## Short problem
Go over the listing below line by line and tally those containing "that". Give only the tally.

## Data

--- Begin ---

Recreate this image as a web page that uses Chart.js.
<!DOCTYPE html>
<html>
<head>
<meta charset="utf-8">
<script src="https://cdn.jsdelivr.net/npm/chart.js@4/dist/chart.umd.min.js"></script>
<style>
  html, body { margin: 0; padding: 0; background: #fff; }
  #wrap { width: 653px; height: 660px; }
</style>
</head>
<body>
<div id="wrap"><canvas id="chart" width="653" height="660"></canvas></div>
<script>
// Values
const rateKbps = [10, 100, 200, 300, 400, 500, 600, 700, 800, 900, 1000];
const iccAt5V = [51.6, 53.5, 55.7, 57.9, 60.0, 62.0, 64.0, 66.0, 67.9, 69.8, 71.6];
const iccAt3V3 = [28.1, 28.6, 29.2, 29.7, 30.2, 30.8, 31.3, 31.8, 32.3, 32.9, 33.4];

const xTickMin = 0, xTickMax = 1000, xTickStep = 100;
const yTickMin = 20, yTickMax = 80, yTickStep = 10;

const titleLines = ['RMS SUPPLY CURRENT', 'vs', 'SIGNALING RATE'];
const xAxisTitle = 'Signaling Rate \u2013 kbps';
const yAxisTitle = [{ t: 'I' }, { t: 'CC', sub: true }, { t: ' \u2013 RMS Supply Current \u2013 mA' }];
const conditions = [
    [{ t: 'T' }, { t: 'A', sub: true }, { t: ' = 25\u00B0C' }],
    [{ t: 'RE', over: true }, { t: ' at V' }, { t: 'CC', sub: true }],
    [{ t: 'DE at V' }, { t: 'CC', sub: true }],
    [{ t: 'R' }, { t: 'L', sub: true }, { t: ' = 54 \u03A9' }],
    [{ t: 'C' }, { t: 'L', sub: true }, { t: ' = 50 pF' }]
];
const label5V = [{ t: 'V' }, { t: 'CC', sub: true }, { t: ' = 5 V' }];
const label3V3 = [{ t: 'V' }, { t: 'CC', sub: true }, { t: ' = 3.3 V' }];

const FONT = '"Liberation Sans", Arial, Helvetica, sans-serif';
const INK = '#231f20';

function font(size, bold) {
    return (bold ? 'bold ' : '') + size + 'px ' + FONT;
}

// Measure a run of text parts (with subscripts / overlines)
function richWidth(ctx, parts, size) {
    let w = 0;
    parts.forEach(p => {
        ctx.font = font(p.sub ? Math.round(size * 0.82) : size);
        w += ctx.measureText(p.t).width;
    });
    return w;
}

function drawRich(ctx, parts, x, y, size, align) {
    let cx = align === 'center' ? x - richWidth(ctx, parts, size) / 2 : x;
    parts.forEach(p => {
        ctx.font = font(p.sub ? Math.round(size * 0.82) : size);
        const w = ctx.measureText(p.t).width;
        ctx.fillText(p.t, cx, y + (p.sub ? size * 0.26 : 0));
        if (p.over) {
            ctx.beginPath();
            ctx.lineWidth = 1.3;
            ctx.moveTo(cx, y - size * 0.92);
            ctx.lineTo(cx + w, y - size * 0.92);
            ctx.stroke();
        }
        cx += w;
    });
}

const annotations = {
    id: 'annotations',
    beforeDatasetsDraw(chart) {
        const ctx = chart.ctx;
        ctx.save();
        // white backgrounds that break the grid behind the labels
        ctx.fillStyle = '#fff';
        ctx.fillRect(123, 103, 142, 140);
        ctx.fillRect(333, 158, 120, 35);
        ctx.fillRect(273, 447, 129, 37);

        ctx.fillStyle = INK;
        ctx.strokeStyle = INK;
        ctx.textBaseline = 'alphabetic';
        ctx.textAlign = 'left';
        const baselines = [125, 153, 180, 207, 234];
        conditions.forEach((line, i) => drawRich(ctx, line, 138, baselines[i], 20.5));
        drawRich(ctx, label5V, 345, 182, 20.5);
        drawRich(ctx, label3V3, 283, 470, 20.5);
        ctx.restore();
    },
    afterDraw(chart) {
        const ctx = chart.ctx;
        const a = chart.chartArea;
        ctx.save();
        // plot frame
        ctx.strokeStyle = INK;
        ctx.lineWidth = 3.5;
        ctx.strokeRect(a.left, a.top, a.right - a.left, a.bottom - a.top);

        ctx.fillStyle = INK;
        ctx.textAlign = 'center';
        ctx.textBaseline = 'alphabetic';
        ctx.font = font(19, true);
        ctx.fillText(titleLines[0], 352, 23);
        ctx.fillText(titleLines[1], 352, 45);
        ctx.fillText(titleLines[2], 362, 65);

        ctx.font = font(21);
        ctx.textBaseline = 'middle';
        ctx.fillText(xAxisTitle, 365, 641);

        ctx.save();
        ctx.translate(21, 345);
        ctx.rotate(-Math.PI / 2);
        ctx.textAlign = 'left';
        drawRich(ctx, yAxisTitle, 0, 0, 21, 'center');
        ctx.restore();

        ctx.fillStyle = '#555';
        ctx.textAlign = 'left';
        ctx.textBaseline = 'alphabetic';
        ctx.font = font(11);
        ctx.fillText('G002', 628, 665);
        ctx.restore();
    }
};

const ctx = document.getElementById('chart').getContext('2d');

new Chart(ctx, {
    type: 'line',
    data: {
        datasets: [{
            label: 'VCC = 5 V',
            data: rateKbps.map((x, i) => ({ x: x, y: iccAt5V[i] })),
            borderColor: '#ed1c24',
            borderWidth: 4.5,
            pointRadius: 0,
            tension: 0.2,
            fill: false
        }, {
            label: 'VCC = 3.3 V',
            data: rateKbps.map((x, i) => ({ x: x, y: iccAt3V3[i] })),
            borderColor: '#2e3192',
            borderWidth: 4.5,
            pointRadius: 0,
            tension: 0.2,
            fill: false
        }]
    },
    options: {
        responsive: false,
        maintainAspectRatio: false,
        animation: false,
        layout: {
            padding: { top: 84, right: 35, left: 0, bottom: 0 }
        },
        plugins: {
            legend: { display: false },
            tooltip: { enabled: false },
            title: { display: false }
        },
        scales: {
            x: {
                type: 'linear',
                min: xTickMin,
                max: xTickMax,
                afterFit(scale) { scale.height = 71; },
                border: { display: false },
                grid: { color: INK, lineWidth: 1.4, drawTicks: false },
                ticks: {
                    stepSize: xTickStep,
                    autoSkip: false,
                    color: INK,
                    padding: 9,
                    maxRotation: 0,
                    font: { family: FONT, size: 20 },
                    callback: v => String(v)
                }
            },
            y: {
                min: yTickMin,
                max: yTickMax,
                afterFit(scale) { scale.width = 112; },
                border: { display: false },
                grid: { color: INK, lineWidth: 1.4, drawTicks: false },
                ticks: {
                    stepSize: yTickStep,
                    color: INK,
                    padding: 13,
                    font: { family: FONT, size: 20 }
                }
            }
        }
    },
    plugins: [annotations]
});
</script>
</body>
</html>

--- End ---

## Final result
2